Michał Jankowski | Good Night
ŻAK | BRANICKA is pleased to present an exhibition of new works by Michal Jankowski under the title Good Night. The exhibition will take place in the gallery's showroom.Michał Jankowski takes the viewer on a phantasmagorical journey to a world in which subconscious thoughts are brought to the surface and left uncensored. In their morbidity, ambiguity and incredible tactility, the artistʼs works evoke a series of sensations when viewed over a period of time. Jankowski pushes his subjects to the limits of their legibility as images, whilst at the same time building bridges to entirely new worlds of interpretation; each uniquely constructed for, and essentially by, every new observer.

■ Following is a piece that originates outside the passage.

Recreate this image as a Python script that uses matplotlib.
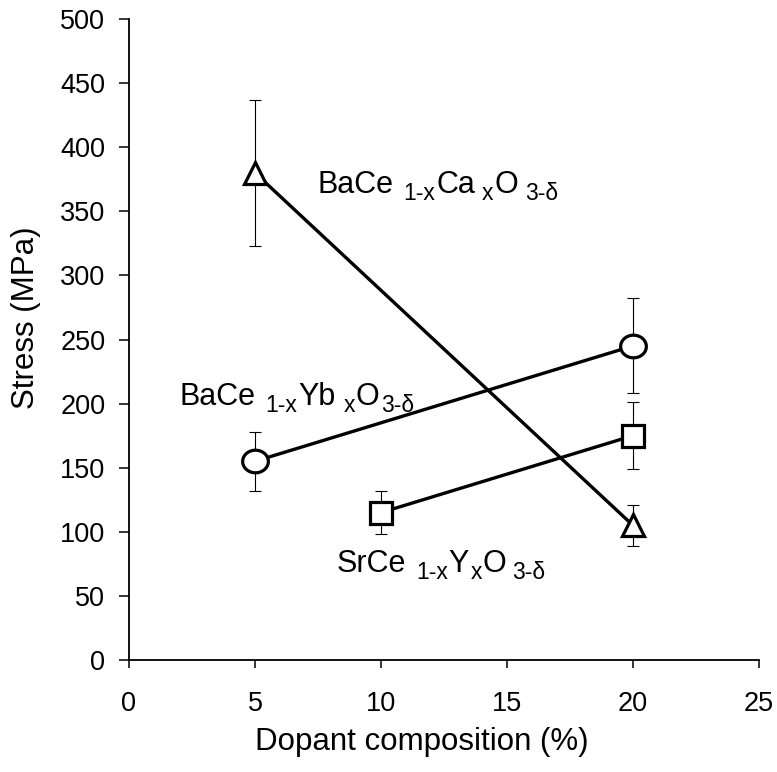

The exhibition Good Night showcases a selection of Jankowskiʼs most recent works, which in contrast to his previous series of paintings, consists exclusively of collage pieces. The artistʼs personal memories, declinations of eventualities, literary allusions and private tragedies are all grafted onto a dictionary of visual references. The use of collage is key in enabling Jankowski to transform ordinary subject matter into almost abstract representations; bodies are segmented and imaginatively reassembled into unnatural and often unnerving hybrid creations, deprived of their former individual qualities. In the words of the philosopher Jean-Luc Nancy: Bodies, in the end, are also that – head and tail: the very discreteness of the sites of sense, of the moments of an organism, of the elements of matter. The body is a place that opens, displaces and spaces phallus and cep hale: making room for them to create an event (rejoicing, suffering, thinking, being born, dying, sexing, laughing, sneezing, trembling, weeping, forgetting…).1
The influence of the Old Masters, although more apparent in Jankowskiʼs earlier paintings, is still identifiable in the subject matter and form of Jankowskiʼs collage compositions. More significant in Good Night, however, are the references made to Surrealist artworks and ideas; these are expressed in the unnatural combinations of elements found in Stroke (2012) and Cream Pie (2012), for example, as well as in the allusions made to dreams – a recurring theme of the exhibition. The Pyjama works (2014), with their irrational juxtaposition of sinister belt restraints and childish patterns, can be understood as an expression of the unconscious, involuntary and unfiltered, as in a dream.
Whilst on the one hand Jankowskiʼs incongruous imagery evokes Surrealismʼs bizarre narratives, his works simultaneously subtly question modernismʼs tendency toward abstraction. The end result is a "contemporary surrealism”, which challenges our reliance on language and its attendant need for reasoned apprehension. With his collage figures, Jankowski recomposes his own "physiology” of the world, before or after any attempt at verbalisation. It is a stopping, a deviating of the descent of the discourse by tearing the signs away from their denotative value. What they now say is precisely the intermediate, the uncertain and the unnamable. They speak a constantly extended secret that prevents the subject from fulfilling its destiny by merging with a predicate.
1 Jean-Luc Nancy, Corpus, translated into English by Richard Rand, Fordham University Press: New York, US, 2008.